Cool new ways to store and retrieve data in DNA

The world today generates mind-bogglingly insane amounts of data. Think of all of us on the internet, science experiments with a gazillion digital files, and connected devices that constantly talk to each other. And as we generate more data every year than the year before, we could run out of both space and energy for data centres to store this data.

Storing data in DNA, in principle, is an incredible alternative. DNA lasts a long time — intact DNA has been found in fossils over a million years old  — and replicates information over multiple generations. It’s also incredibly information-dense. Every gram of it can contain far more bits than conventional data storage media.

Earlier this month, I attended a conference in Prague that looked at the promises and challenges of this technology. It featured some fantastic talks covering different aspects of DNA-based data storage. Here are three of them that I'm keen to follow as they play out.

Storing data in more than the sequence

DNA has a four-letter alphabet that can be converted back and forth into the binary code. Storing data in DNA typically involves figuring out what DNA sequence would encode for that data and then synthesizing it. But DNA synthesis is slow and expensive. While researchers are exploring ways to speed that up, some are figuring out ways to store data in DNA without synthesis. Naturally, these methods store information in aspects of DNA other than its sequence.

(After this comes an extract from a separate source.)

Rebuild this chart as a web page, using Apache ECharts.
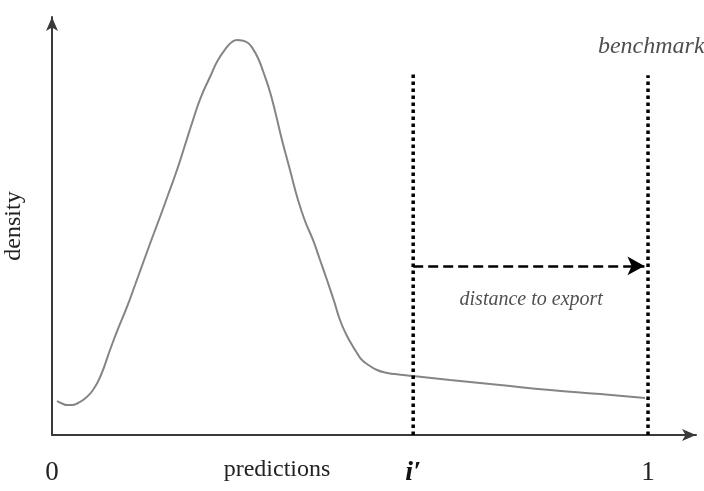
<!DOCTYPE html>
<html>
<head>
<meta charset="utf-8">
<script src="https://cdn.jsdelivr.net/npm/echarts@6/dist/echarts.min.js"></script>
<style>
  html, body { margin: 0; padding: 0; background: #fff; }
  #chart { width: 704px; height: 491px; }
</style>
</head>
<body>
<div id="chart"></div>
<script>
// ---- data ----
const curveX = [0.0084, 0.0168, 0.0252, 0.0336, 0.0436, 0.0554, 0.0688, 0.0822, 0.0973, 0.1107, 0.1258, 0.1393, 0.1527, 0.1661, 0.1812, 0.1946, 0.2097, 0.2232, 0.2366, 0.2500, 0.2651, 0.2785, 0.2936, 0.3020, 0.3104, 0.3188, 0.3289, 0.3372, 0.3456, 0.3540, 0.3658, 0.3758, 0.3859, 0.3993, 0.4128, 0.4245, 0.4379, 0.4497, 0.4614, 0.4732, 0.4832, 0.4933, 0.5034, 0.5117, 0.5201, 0.5336, 0.5453, 0.5587, 0.5755, 0.6057, 0.6678, 0.7517, 0.8356, 0.9195, 0.9950];
const curveY = [0.0861, 0.0797, 0.0759, 0.0759, 0.0810, 0.0924, 0.1139, 0.1519, 0.2152, 0.2684, 0.3241, 0.3797, 0.4354, 0.4911, 0.5519, 0.6076, 0.6709, 0.7342, 0.7975, 0.8557, 0.9063, 0.9494, 0.9823, 0.9949, 1.0000, 0.9987, 0.9924, 0.9772, 0.9544, 0.9215, 0.8684, 0.8101, 0.7468, 0.6709, 0.5949, 0.5418, 0.4937, 0.4430, 0.3924, 0.3392, 0.2911, 0.2557, 0.2278, 0.2076, 0.1899, 0.1747, 0.1646, 0.1582, 0.1544, 0.1494, 0.1392, 0.1266, 0.1139, 0.1038, 0.0937];

const thresholdX = 0.606;     // i'
const benchmarkX = 1.0;       // benchmark
const dottedTopY = [0.916, 0.911];
const arrowY = 0.428;
const arrowEndX = 0.994;

const xTickValues = [0, 0.606, 1];
const xTickLabels = ['0', "i\u2032", '1'];
const xAxisName = 'predictions';
const yAxisName = 'density';
const benchmarkText = 'benchmark';
const benchmarkPos = [0.916, 0.982];
const distanceText = 'distance to export';
const distancePos = [0.804, 0.342];

// ---- chart ----
const serif = '"Liberation Serif", "DejaVu Serif", serif';
const chart = echarts.init(document.getElementById('chart'), null, { renderer: 'canvas' });

const curveData = curveX.map((x, i) => [x, curveY[i]]);

const option = {
  animation: false,
  backgroundColor: '#ffffff',
  grid: { left: 52, top: 17, width: 644, height: 418, containLabel: false, outerBoundsMode: 'none' },
  xAxis: {
    type: 'value', min: 0, max: 1.0805,
    name: xAxisName, nameLocation: 'middle', nameGap: 23, nameMoveOverlap: false,
    nameTextStyle: { fontFamily: serif, fontSize: 24, color: '#222', padding: [0, 194, 0, 0] },
    axisLine: { show: true, symbol: ['none', 'arrow'], symbolSize: [9, 14], lineStyle: { color: '#3a3a3a', width: 2 } },
    axisTick: { show: false },
    splitLine: { show: false },
    axisLabel: {
      customValues: xTickValues,
      margin: 24,
      fontFamily: serif, fontSize: 27, color: '#222',
      formatter: function (v) {
        let idx = xTickValues.findIndex(t => Math.abs(t - v) < 1e-6);
        if (idx < 0) return '';
        return idx === 1 ? '{i|' + xTickLabels[idx] + '}' : xTickLabels[idx];
      },
      rich: { i: { fontFamily: serif, fontSize: 28, fontStyle: 'italic', fontWeight: 'bold', color: '#111' } }
    }
  },
  yAxis: {
    type: 'value', min: 0, max: 1.0582,
    name: yAxisName, nameLocation: 'middle', nameGap: 26, nameRotate: 90, nameMoveOverlap: false,
    nameTextStyle: { fontFamily: serif, fontSize: 24, color: '#222' },
    axisLine: { show: true, symbol: ['none', 'arrow'], symbolSize: [9, 14], lineStyle: { color: '#3a3a3a', width: 2 } },
    axisTick: { show: false },
    axisLabel: { show: false },
    splitLine: { show: false }
  },
  series: [
    {
      type: 'line', data: curveData, smooth: 0.5, showSymbol: false, silent: true,
      lineStyle: { color: '#858585', width: 2 }
    },
    {
      type: 'line', data: [[thresholdX, 0], [thresholdX, dottedTopY[0]]], showSymbol: false, silent: true,
      lineStyle: { color: '#000', width: 3.5, type: [3.5, 3.5] }
    },
    {
      type: 'line', data: [[benchmarkX, 0], [benchmarkX, dottedTopY[1]]], showSymbol: false, silent: true,
      lineStyle: { color: '#000', width: 3.5, type: [3.5, 3.5] }
    },
    {
      type: 'line', data: [], silent: true,
      markLine: {
        silent: true, symbol: ['none', 'arrow'], symbolSize: [14, 17],
        label: { show: false },
        lineStyle: { color: '#000', width: 2.5, type: [10, 5] },
        data: [[{ coord: [thresholdX, arrowY] }, { coord: [arrowEndX, arrowY] }]]
      }
    },
    {
      type: 'scatter', symbolSize: 0, silent: true,
      data: [benchmarkPos],
      label: { show: true, position: 'right', distance: 0, formatter: benchmarkText,
        fontFamily: serif, fontStyle: 'italic', fontSize: 24, color: '#222' }
    },
    {
      type: 'scatter', symbolSize: 0, silent: true,
      data: [distancePos],
      label: { show: true, position: 'inside', formatter: distanceText,
        fontFamily: serif, fontStyle: 'italic', fontSize: 20, color: '#222' }
    }
  ]
};
chart.setOption(option);
</script>
</body>
</html>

One approach is a throwback to punch cards that stored information in the presence or absence of holes. Likewise, information could be stored in the presence or absence of nicks made with gene editing technologies at particular sites on the DNA. In another approach, data is stored in bumps on DNA nanostructures, with their presence or absence at particular sites equating to ones and zeroes.

Although these methods are not as information-dense as storing data in a DNA sequence, they could improve the utility of DNA data storage. Nicks can be easily resealed with enzymes that stitch together DNA, making it a rewritable way to store data in DNA. On the other hand, "reading" bumps doesn’t require DNA sequencing, as they can be seen under a microscope.

Retrieving data from DNA pools

Along with writing DNA in data, retrieving data is a bottleneck to DNA data storage, too, despite DNA sequencing being much cheaper and faster. Retrieving a particular file shouldn't require sequencing the entire library, but that's how it's often done. To overcome this limitation, researchers are enabling random access, or being able to retrieve a particular piece of information without having to go through everything, for DNA data storage.

To do this, different files are typically stored on different DNA sequences, each with a unique identifier. When a particular file needs to be read, the identifier holds the key to sequencing just that particular DNA sequence. Sequencing for retrieval introduces errors, and taking DNA out for sequencing means it also leads to a loss of data. Imagine you could copy data from a hard disk only a certain number of times before it’s lost completely. To avoid these, researchers are developing techniques that find particular sequences in a pool faster and access them without depleting them.

Others are working on creative ways to store DNA that make information retrieval easier and, simultaneously, improve its preservation. For example, researchers from CIC nanoGUNE are encapsulating DNA in two crosslinked polymer nanofibers. One polymer holds onto the DNA incredibly tightly, and the other lets it go when information needs to be read.

Doing more with little DNA

Researchers stitching DNA into polymers told me that, in the future, they could store DNA in textiles that could be turned into clothes. This is the premise behind the DNA of things. While DNA data storage is often thought of as a solution to sustainably store copious amounts of data, interesting things can also be done with storing little data in DNA.

An important area of research focus is traceability. Tamper-proof packaging tackles the problem of counterfeit drugs, but only if the counterfeiters cannot hack the packaging. Tagging the product itself with an unclonable signature is more secure. To this end, researchers are developing DNA-based authentication strategies that work with encrypting information in DNA.

In another example of storing information beyond the sequence, instructions could be coded in the shape of a DNA origami molecule. This could pave the way for DNA-based responsive materials that interact with their environment.

Although DNA data storage is in its infancy, the technologies enabling it are witnessing massive improvements. DNA synthesis, DNA nanotechnology, and gene editing are advancing dozens of other applications across biotech and medicine. It'll be interesting to see how those insights are brought back to the problem of sustainable, long-term data storage.